Uma terceira variável é que o julgamento no plenário virtual pode ficar esvaziado se houver uma decisão na Segunda Turma sobre o mérito da liminar de Nunes Marques. Nesse caso, há risco de “perda do objeto”. Ou seja, a análise do mandado de segurança perderia o sentido porque a decisão monocrática teria passado pelo colegiado. A Segunda Turma é composta ainda pelos ministros Gilmar Mendes, Ricardo Lewandowski, Edson Fachin e André Mendonça.
A liminar de Nunes Marques criou desconforto entre os colegas e a tendência é que os ministros derrubem a decisão, fazendo valer o posicionamento do Tribunal Superior Eleitoral, considerando um precedente inédito contra a disseminação de fake news por candidatos e políticos. O ministro Alexandre de Moraes, que irá comandar o TSE a partir de outubro, já disse que a posição da Justiça Eleitoral é “clara” e será aplicada nas eleições.
No diagnóstico de magistrados ouvidos reservadamente pelo Estadão, Nunes Marques concedeu a liminar a Francischini para ganhar ainda mais pontos com o presidente Jair Bolsonaro (PL), que o indicou para o STF. Apesar das divergências, os ministros tendem a evitar ataques ao colega para que o episódio não se transforme em nova crise.
ESCUDO
Três ministros do Supremo votaram pela cassação de Francischini quando o caso foi a julgamento no TSE, em outubro. O então presidente da Corte Eleitoral, ministro Luís Roberto Barroso, disse que o deputado invocou a imunidade parlamentar como “escudo para defender uma falsidade”. Barroso destacou que tal direito “não pode acobertar a mentira deliberada”.
Na ocasião, o magistrado disse ser a favor da perda de mandato por entender que a condescendência com esse tipo de comportamento poderia comprometer as eleições deste ano.

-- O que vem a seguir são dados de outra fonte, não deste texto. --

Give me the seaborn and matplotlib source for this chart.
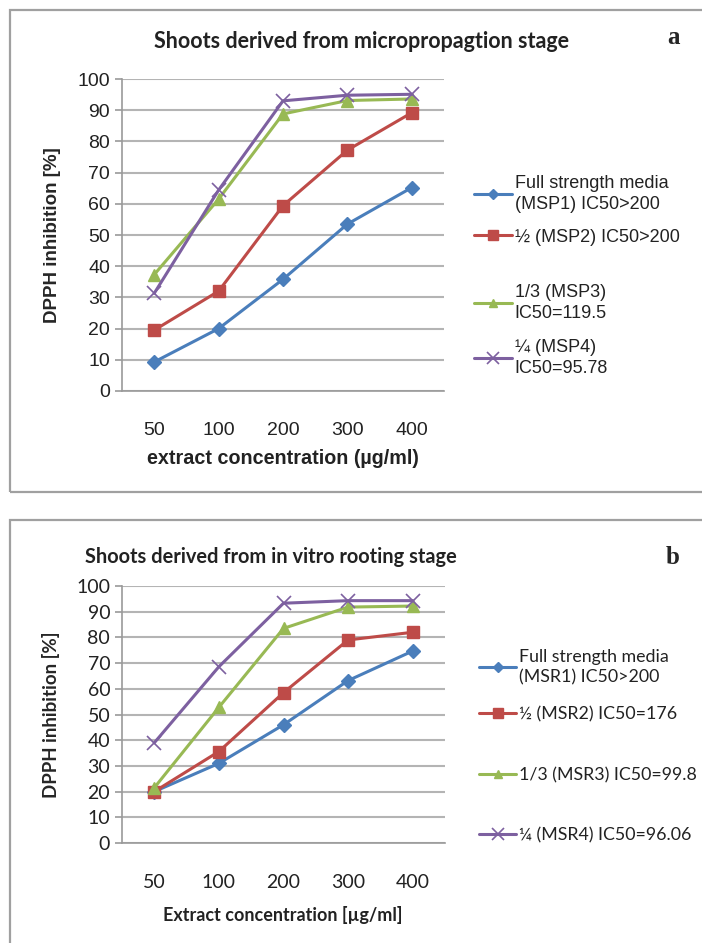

Além de Barroso, os atuais presidente e vice-presidente do TSE, Edson Fachin e Alexandre de Moraes, respectivamente, também foram firmes ao defender a cassação de Francischini. Moraes disse ter ficado evidente nos atos de Francischini o uso indevido das redes sociais para disseminação de notícias falsas. Ele chegou a citar a possibilidade de prisão para quem espalhasse desinformação e discurso de ódio sobre o processo eleitoral.
Na decisão favorável a Francischini, Nunes Marques também argumentou que não haveria instrumentos para medir o impacto da transmissão ao vivo realizada pelo então candidato a deputado no dia das eleições com acusações, sem provas, de fraude nas urnas eletrônicas.
O ministro buscou contemporizar a divergência com os colegas dizendo que compreendia e compartilhava das preocupações do TSE sobre uso irregular das redes sociais nas eleições. Argumentou, porém, que “não há como criar-se uma proibição posterior aos fatos e aplicá-la retroativamente”.
A cassação de Francischini serviu como trunfo ao TSE no combate à desinformação e passou a ser encarada no meio jurídico como exemplo de contenção das notícias falsas. O deputado estadual foi o mais votado do Paraná em 2018 e o primeiro a ser cassado pela Justiça Eleitoral por propagar mentiras sobre o sistema eleitoral, a partir do uso indevido de mídias digitais.
A sessão do TSE que sacramentou a perda do mandato de Francischini foi marcada por duros recados ao Palácio do Planalto, com a sinalização de que não seria tolerado um novo episódio de ataque frontal às urnas eletrônicas.